[Entries with chart source code]
○ ○ ○ ○ ○ ○ ○

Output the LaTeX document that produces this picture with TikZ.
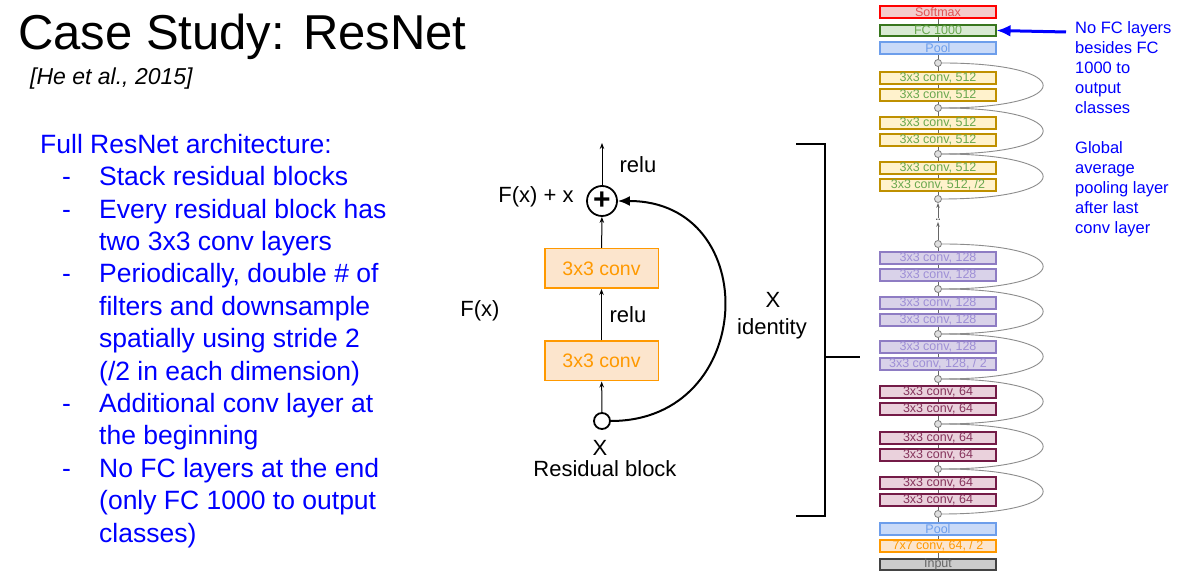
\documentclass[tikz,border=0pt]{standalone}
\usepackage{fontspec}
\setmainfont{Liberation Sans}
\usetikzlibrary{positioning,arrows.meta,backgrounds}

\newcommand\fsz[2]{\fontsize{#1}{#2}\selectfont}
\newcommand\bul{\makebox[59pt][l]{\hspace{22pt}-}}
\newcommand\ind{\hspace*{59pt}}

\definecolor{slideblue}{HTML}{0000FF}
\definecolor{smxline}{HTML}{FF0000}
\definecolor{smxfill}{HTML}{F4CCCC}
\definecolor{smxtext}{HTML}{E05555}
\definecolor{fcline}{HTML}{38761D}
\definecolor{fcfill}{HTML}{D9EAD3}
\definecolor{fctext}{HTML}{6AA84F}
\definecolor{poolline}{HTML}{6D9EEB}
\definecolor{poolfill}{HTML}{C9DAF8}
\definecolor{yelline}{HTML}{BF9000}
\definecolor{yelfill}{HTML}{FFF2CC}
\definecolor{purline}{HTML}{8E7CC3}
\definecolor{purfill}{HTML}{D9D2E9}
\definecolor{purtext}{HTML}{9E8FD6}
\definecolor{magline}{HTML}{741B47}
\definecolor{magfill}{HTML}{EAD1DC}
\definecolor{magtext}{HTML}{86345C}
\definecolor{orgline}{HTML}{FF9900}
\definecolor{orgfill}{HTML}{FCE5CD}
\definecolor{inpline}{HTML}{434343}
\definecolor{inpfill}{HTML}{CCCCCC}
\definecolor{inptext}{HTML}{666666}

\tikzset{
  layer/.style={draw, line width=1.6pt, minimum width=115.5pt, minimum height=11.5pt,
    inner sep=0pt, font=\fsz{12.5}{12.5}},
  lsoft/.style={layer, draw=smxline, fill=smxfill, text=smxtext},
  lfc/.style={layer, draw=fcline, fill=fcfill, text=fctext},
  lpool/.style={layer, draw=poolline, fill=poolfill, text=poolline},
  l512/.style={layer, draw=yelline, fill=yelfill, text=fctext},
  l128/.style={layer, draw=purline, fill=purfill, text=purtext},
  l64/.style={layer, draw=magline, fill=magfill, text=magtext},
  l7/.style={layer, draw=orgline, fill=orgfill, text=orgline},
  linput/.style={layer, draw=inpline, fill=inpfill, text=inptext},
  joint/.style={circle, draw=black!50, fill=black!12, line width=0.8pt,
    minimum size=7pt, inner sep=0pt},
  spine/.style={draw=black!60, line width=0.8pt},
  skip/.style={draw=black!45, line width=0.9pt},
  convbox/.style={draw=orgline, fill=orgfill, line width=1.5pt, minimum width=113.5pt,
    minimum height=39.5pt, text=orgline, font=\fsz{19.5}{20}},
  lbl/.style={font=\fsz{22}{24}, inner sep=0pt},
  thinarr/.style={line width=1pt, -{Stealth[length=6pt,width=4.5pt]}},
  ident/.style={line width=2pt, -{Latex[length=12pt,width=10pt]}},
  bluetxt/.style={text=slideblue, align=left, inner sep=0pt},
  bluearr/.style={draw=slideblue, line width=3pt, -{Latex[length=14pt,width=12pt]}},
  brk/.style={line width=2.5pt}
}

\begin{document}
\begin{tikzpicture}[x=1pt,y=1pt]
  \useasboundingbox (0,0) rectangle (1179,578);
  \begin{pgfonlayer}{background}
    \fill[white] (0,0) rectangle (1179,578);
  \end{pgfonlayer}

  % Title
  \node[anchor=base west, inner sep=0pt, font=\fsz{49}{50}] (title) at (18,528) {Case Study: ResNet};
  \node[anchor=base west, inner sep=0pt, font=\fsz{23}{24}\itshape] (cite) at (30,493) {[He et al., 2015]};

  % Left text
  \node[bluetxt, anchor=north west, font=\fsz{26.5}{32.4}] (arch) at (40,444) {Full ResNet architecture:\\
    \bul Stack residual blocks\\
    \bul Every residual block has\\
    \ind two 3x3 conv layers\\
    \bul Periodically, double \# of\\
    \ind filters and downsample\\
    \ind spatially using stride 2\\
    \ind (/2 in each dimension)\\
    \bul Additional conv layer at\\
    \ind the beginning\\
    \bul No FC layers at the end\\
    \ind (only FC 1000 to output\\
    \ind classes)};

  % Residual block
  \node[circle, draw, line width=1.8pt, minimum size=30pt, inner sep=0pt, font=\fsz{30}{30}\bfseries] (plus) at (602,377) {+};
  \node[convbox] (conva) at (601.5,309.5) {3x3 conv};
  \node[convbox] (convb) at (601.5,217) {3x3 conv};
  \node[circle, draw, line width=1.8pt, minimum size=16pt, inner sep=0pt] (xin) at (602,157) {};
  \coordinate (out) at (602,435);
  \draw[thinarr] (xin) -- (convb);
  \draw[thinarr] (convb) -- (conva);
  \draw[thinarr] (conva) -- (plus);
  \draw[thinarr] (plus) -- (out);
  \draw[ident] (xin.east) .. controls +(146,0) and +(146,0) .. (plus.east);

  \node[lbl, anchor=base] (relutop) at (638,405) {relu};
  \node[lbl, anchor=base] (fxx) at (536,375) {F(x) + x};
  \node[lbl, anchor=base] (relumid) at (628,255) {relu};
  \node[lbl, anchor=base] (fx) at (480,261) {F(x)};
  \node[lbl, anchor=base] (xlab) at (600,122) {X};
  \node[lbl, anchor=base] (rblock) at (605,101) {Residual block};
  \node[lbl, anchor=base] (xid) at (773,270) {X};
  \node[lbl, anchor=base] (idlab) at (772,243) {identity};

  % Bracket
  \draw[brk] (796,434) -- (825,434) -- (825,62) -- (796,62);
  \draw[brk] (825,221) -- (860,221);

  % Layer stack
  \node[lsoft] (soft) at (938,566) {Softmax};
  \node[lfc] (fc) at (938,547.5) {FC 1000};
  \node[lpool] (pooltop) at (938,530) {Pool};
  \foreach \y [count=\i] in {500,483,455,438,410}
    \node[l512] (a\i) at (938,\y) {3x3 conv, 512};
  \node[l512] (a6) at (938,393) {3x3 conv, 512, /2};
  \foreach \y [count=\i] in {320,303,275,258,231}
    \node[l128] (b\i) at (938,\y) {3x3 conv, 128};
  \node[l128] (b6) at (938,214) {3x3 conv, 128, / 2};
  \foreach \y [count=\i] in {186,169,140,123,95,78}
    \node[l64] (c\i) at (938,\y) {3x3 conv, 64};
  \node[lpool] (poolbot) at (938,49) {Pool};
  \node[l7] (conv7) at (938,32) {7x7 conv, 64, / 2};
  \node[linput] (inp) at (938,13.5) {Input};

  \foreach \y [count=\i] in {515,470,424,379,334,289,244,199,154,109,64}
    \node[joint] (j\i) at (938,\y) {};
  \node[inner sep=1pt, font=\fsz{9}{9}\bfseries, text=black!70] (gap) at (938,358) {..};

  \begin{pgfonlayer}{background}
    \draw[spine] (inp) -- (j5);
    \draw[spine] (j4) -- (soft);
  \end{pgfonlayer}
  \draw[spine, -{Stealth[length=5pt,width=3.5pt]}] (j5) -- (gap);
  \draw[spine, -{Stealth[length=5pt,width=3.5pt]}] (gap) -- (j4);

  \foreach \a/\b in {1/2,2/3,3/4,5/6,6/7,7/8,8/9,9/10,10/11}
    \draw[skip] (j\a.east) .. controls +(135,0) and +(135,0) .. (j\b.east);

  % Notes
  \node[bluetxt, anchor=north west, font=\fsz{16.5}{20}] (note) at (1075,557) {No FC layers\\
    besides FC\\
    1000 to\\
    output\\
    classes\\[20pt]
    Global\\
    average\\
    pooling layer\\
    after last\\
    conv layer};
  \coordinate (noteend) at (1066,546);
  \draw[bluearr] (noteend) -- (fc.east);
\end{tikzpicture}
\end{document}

○ ○ ○ ○ ○ ○ ○

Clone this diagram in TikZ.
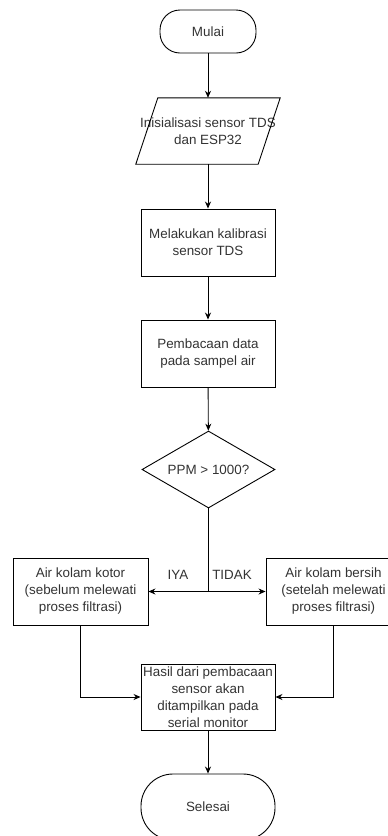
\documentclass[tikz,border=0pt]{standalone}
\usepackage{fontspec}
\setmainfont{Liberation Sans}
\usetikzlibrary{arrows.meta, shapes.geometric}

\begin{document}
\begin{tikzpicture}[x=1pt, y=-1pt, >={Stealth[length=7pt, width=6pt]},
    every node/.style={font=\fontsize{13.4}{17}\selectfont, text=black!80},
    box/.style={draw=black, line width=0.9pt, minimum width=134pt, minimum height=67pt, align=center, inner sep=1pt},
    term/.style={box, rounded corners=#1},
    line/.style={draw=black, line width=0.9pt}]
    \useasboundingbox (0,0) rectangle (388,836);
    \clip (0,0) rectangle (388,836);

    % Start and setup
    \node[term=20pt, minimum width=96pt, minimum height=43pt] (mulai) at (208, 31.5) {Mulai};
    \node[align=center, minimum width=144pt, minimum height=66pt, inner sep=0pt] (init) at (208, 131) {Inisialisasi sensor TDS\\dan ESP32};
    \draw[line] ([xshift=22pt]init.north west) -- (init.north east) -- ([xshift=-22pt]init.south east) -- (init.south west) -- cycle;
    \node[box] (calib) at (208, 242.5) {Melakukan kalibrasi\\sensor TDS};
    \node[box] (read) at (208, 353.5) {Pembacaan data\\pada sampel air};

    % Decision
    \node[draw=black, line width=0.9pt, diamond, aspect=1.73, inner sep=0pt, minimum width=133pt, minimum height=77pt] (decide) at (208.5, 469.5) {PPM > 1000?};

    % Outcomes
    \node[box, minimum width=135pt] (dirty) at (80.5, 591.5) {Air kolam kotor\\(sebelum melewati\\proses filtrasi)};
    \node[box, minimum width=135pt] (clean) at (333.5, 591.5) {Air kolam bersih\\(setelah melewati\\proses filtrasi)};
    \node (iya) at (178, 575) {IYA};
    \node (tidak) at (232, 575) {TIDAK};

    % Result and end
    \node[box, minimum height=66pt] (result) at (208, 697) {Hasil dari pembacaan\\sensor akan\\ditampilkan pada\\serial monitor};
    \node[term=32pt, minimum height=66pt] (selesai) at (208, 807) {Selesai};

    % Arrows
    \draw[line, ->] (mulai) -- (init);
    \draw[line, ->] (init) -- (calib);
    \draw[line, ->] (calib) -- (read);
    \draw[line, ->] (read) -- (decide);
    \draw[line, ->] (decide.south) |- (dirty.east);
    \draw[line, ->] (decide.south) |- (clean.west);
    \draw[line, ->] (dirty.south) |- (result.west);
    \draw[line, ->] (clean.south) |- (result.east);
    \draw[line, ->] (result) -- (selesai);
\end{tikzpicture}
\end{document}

○ ○ ○ ○ ○ ○ ○

§ WHAT IS EXPECTED: Pull out every line of the entries that includes the word "this".

§ THE COMPLETED TASK:
Output the LaTeX document that produces this picture with TikZ.
Clone this diagram in TikZ.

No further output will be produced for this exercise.